The run-time penalty due to the computations of our manager is just a few hundreds clock cycles in a system running at 100 MHz. As a final experiment we have implemented an equivalent SW version of our scheduler and we have repeated the experiments and measured the delays introduced due to the scheduler computations. In this case the delay generated due to the scheduler computations is around 1 ms, and there is an additional 0.5 ms delay due to the communications among the RUs and the processor (in this case the RUs use interrupts to generate events). Hence the HW version is between two and three orders of magnitude faster than the SW version. Regarding the HW cost of our scheduler, in these experiments it uses 3% of the FPGA slices, and 1% of the BlockRAMs. The number of slices needed grows linearly with the size of the graphs supported (in this version it just supports graphs with 8 tasks or less). The scheduler operates at 100 MHz even when dealing with larger graphs.

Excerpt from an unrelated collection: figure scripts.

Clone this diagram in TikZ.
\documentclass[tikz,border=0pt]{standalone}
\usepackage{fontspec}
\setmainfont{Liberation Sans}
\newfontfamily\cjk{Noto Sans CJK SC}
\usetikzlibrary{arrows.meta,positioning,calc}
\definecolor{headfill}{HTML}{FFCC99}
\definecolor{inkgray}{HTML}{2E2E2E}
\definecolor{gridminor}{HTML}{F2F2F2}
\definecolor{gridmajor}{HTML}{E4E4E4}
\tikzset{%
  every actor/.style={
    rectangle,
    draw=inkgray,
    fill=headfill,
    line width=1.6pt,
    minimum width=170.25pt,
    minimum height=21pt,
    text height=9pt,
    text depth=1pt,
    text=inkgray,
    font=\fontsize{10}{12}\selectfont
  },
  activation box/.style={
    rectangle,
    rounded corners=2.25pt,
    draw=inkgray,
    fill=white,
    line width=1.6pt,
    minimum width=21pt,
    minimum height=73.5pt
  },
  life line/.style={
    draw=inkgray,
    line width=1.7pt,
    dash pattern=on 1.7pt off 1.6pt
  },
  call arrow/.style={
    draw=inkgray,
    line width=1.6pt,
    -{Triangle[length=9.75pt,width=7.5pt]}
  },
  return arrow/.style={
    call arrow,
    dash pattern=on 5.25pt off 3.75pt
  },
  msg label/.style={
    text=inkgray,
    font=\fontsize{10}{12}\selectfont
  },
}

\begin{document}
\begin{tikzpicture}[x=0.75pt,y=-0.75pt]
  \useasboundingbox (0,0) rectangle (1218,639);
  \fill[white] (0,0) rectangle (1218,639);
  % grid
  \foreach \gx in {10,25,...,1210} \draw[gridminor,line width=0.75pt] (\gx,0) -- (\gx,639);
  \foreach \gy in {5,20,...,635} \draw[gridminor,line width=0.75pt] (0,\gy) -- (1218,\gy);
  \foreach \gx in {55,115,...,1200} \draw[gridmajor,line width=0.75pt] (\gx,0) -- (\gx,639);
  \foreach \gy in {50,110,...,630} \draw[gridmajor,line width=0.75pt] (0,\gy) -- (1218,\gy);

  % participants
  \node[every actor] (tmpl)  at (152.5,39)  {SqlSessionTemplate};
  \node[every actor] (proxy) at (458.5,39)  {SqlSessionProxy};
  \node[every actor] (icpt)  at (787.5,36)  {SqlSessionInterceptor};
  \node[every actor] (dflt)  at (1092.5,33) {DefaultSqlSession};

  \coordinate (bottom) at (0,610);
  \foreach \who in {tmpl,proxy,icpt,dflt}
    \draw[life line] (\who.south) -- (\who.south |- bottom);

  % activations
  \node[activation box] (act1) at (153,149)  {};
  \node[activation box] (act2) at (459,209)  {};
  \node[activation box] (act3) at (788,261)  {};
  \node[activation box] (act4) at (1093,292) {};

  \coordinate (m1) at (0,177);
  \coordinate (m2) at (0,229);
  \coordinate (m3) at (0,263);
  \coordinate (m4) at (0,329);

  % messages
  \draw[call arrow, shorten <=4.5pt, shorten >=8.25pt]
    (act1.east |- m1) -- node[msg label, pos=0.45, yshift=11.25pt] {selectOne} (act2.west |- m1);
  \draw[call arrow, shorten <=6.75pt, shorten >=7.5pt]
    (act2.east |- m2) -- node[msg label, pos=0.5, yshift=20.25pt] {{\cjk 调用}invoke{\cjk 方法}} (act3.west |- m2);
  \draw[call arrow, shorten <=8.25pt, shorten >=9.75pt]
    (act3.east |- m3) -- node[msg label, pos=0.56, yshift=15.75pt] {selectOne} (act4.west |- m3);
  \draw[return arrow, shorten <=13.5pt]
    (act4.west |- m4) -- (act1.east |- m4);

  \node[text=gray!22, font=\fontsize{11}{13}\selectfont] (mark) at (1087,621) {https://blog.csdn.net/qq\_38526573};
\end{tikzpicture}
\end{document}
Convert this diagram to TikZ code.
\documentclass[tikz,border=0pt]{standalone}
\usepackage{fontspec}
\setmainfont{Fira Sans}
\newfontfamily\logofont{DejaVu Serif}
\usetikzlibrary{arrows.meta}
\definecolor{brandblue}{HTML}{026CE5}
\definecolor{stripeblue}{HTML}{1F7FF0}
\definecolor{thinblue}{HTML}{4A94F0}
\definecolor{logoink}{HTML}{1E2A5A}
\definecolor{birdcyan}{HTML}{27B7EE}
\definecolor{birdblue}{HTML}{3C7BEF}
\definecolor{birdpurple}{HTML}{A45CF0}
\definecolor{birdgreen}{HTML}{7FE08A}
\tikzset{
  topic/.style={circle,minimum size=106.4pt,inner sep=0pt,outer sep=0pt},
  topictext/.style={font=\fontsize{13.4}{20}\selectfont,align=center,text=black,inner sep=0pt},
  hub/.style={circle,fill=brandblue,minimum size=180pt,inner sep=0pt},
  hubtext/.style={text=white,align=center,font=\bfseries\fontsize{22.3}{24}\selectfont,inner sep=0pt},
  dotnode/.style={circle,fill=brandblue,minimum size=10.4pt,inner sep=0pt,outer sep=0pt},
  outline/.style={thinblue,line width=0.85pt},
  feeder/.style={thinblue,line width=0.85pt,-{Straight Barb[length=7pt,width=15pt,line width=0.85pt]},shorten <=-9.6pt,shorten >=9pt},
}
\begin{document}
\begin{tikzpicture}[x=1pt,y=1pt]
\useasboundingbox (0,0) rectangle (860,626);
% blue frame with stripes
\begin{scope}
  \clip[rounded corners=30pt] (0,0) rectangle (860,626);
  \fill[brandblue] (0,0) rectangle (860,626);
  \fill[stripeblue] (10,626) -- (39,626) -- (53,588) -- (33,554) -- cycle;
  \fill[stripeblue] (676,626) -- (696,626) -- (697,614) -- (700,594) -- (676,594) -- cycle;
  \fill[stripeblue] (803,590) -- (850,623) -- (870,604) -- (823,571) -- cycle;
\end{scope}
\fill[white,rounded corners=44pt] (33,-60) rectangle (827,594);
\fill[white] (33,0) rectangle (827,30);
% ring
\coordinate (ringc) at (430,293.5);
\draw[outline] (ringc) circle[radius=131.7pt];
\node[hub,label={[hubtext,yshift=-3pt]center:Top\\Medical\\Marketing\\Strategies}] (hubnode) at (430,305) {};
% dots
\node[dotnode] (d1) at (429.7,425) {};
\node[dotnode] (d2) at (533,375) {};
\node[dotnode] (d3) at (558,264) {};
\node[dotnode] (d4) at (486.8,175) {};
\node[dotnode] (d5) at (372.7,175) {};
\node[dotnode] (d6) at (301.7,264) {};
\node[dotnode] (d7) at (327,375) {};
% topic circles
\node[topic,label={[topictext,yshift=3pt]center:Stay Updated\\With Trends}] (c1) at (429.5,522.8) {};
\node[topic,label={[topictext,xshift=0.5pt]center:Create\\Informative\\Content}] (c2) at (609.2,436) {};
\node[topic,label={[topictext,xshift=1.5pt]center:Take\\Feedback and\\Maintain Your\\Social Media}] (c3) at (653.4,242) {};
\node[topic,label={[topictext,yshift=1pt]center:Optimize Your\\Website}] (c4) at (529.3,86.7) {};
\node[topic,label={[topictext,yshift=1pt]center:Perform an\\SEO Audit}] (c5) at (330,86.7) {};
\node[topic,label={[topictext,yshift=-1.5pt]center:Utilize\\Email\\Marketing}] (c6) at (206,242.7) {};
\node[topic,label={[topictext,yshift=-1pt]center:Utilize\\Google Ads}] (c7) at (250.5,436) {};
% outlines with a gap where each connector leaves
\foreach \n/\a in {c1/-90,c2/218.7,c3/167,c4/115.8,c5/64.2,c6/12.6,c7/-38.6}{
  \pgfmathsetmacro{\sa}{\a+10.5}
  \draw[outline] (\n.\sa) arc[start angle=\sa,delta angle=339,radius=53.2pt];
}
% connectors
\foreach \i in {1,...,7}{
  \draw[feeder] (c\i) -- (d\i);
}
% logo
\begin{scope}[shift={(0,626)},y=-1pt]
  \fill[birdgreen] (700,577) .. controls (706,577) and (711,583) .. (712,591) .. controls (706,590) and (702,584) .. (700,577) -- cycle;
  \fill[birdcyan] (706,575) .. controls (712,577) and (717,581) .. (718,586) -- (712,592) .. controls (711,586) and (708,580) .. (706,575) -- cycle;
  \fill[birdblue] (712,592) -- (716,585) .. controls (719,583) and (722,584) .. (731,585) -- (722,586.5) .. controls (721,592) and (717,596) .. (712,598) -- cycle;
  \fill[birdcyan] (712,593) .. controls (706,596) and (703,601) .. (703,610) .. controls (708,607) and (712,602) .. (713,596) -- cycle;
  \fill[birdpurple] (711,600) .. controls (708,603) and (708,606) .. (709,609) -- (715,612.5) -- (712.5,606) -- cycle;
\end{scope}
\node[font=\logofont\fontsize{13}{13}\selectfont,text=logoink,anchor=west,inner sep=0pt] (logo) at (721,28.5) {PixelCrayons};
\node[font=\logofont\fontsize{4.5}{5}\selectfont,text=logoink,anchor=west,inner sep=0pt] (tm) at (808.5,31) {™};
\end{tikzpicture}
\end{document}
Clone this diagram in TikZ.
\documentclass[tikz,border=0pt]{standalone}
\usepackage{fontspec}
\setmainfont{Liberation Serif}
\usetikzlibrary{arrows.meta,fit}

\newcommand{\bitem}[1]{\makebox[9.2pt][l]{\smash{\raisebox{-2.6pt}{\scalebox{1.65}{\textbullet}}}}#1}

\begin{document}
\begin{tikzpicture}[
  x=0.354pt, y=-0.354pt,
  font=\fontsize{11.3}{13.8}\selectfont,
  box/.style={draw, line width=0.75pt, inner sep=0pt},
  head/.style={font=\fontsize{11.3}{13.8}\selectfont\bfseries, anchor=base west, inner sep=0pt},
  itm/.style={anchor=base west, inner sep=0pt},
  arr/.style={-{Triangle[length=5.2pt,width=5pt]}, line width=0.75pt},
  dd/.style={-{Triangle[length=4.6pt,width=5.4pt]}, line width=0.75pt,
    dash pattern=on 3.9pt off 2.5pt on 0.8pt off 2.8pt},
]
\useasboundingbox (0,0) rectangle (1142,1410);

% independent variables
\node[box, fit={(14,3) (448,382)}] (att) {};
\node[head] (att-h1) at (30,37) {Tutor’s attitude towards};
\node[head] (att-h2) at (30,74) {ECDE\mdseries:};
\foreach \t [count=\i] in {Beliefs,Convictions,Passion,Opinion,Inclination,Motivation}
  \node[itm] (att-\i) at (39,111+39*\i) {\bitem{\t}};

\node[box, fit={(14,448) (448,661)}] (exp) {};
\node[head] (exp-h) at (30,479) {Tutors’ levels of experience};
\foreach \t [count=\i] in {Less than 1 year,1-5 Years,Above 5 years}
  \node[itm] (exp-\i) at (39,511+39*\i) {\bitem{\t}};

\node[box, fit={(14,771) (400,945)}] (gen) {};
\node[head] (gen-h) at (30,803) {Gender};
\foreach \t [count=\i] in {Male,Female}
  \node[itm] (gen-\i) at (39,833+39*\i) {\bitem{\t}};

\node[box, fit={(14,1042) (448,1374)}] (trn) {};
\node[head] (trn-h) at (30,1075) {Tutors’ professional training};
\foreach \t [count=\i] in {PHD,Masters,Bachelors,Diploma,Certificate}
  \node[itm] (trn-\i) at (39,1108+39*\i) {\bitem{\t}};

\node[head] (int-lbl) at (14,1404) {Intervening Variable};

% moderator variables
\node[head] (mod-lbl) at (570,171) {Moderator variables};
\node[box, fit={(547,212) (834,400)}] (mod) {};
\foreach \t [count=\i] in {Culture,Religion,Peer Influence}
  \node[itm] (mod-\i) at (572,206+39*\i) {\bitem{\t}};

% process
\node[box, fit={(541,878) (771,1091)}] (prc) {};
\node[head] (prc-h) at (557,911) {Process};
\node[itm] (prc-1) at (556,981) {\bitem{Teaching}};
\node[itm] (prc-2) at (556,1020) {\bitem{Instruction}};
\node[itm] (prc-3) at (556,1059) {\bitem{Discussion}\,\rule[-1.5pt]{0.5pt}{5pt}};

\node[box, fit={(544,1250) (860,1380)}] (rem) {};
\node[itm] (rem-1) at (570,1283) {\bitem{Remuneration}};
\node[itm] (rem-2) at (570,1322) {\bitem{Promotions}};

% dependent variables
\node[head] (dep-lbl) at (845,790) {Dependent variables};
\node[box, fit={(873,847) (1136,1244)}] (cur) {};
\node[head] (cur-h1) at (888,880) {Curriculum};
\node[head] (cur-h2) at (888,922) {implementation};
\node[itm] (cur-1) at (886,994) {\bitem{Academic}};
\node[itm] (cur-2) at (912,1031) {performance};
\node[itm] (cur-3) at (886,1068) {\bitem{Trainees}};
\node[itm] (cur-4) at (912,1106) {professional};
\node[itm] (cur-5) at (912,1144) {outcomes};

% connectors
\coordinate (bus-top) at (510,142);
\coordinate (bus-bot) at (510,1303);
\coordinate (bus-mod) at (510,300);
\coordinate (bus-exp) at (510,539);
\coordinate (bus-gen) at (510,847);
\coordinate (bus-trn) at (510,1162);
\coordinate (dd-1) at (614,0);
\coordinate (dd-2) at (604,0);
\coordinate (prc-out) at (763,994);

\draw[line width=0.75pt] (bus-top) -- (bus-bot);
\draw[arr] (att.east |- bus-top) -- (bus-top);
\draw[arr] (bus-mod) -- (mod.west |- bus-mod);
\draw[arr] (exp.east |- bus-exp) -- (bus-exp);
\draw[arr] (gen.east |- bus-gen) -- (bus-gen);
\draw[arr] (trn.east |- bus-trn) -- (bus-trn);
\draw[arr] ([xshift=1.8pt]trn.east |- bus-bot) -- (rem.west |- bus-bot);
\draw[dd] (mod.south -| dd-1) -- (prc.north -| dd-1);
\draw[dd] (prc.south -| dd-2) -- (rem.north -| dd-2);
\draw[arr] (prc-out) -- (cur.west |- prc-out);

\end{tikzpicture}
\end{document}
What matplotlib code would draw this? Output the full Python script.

Conclusions and future work
We have developed a HW implementation of a taskgraph scheduler for HW multi-tasking systems that applies two optimization techniques (a prefetch approach and a replacement policy) to reduce the impact of the reconfiguration latency. The results demonstrate that this scheduler can drastically reduce the reconfiguration overhead when dealing with tasks that are executed recurrently. These techniques have been designed to demand a very affordable amount of HW resources while dealing with task graphs at runtime in just a few clock cycles. As a result this scheduler is three orders of magnitude faster than an equivalent SW scheduler. As future work we want to extend the scheduler to deal with several tasks in parallel and also to support the execution of tasks graphs with internal control dependencies.